Lab 9, November 14, Solutions

sk <- read_lines('shakespeare_sonnets.txt')
head(sk)
## [1] "  I"                                          
## [2] ""                                             
## [3] "  From fairest creatures we desire increase," 
## [4] "  That thereby beauty's rose might never die,"
## [5] "  But as the riper should by time decease,"   
## [6] "  His tender heir might bear his memory:"
  1. Remove the empty lines (strings of length zero) from sk using str_length.

    sk <- sk[str_length(sk)>0]
    
  2. Remove the leading whitespace in each line using str_trim.

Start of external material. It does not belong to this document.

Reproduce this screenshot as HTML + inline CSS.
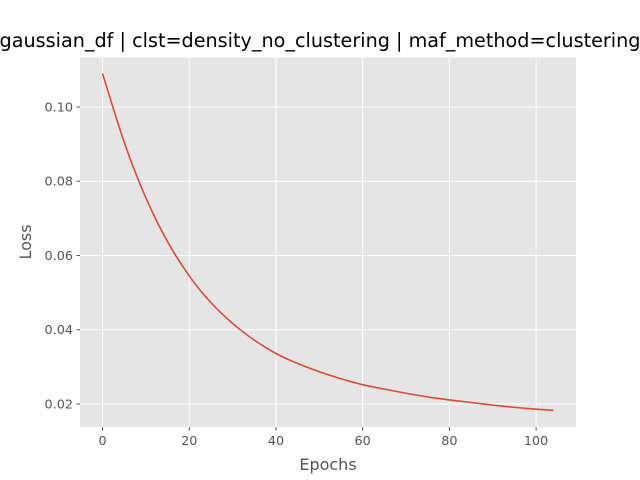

    sk <- str_trim(sk, side='left')
    
  3. This text file contains lines with each sonnet number as a roman numeral. Use a regular expression to remove the elements of sk containing the sonnet number. Remember that $ matches the end of a string and ^ matches the beginning of the string. We have removed the leading whitespace from each line, so you need to match strings that consist entirely of roman numeral characters (capital letters IVXLCDM).

    sk <- sk[!str_detect(sk, "^[ICDMLVX]+$")]
    
  4. How many sonnet lines (elements of sk) contain the word fairest?

    sum(str_detect(sk, 'fairest'))
    
  5. Find four-letter words that begin and end with the letter e. You can restrict your search to words occurring in the middle of a line (words surrounded by spaces).

    str_subset(sk, " e..e ")
    
  6. Extract all the words that end with 'st, like “deserv’st”. Start by finding occurrences of 'st, then add to your regular expression to match the entire word ending with 'st.

    regex_st <- "[a-zA-Z]+'st"
    str_extract_all(str_subset(sk, regex_st), regex_st, simplify=TRUE)
    
  7. Print the sonnet lines in which a question mark or period occurs in the middle of the line.

    str_subset(sk, "[\\?\\.] ")
    
  8. Print the lines that contain at least one of each vowel appearing in alphabetical order.
    As many of you pointed out, this is an ambiguous exercise. The search pattern below allows the in-order vowels to be separated by other vowels.

    str_subset(sk, "[aA]+.*[eE]+.*[iI]+.*[oO]+.*[uU]+.*$")
    
  9. Use str_view_all to highlight every word beginning with the letter s (lowercase or uppercase). To get started, run this command:

    str_view_all(sk, "\\b[sS]")
    

    Note that an apostrophe is considered a word boundary (matched by \b). Instead of using \b to define the beginning of a word, use a character class containing the uppercase and lowercase letters and the apostrophe character; any character except these characters will define the beginning of a word.

    str_view_all(sk, "[^a-zA-Z'][sS][a-zA-Z]+")
    
  10. Now use your expression from the previous exercise to highlight all words that begin with s or S and contain at least three letters.

    str_view_all(sk, "[^a-zA-Z'][sS][a-zA-Z]{3,}")
    
  11. Using str_count, print the lines of sk containing at least two words that begin with s or S and contain at least three letters.

    sk[str_count(sk, "[^a-zA-Z'][sS][a-zA-Z]{3,}") > 1]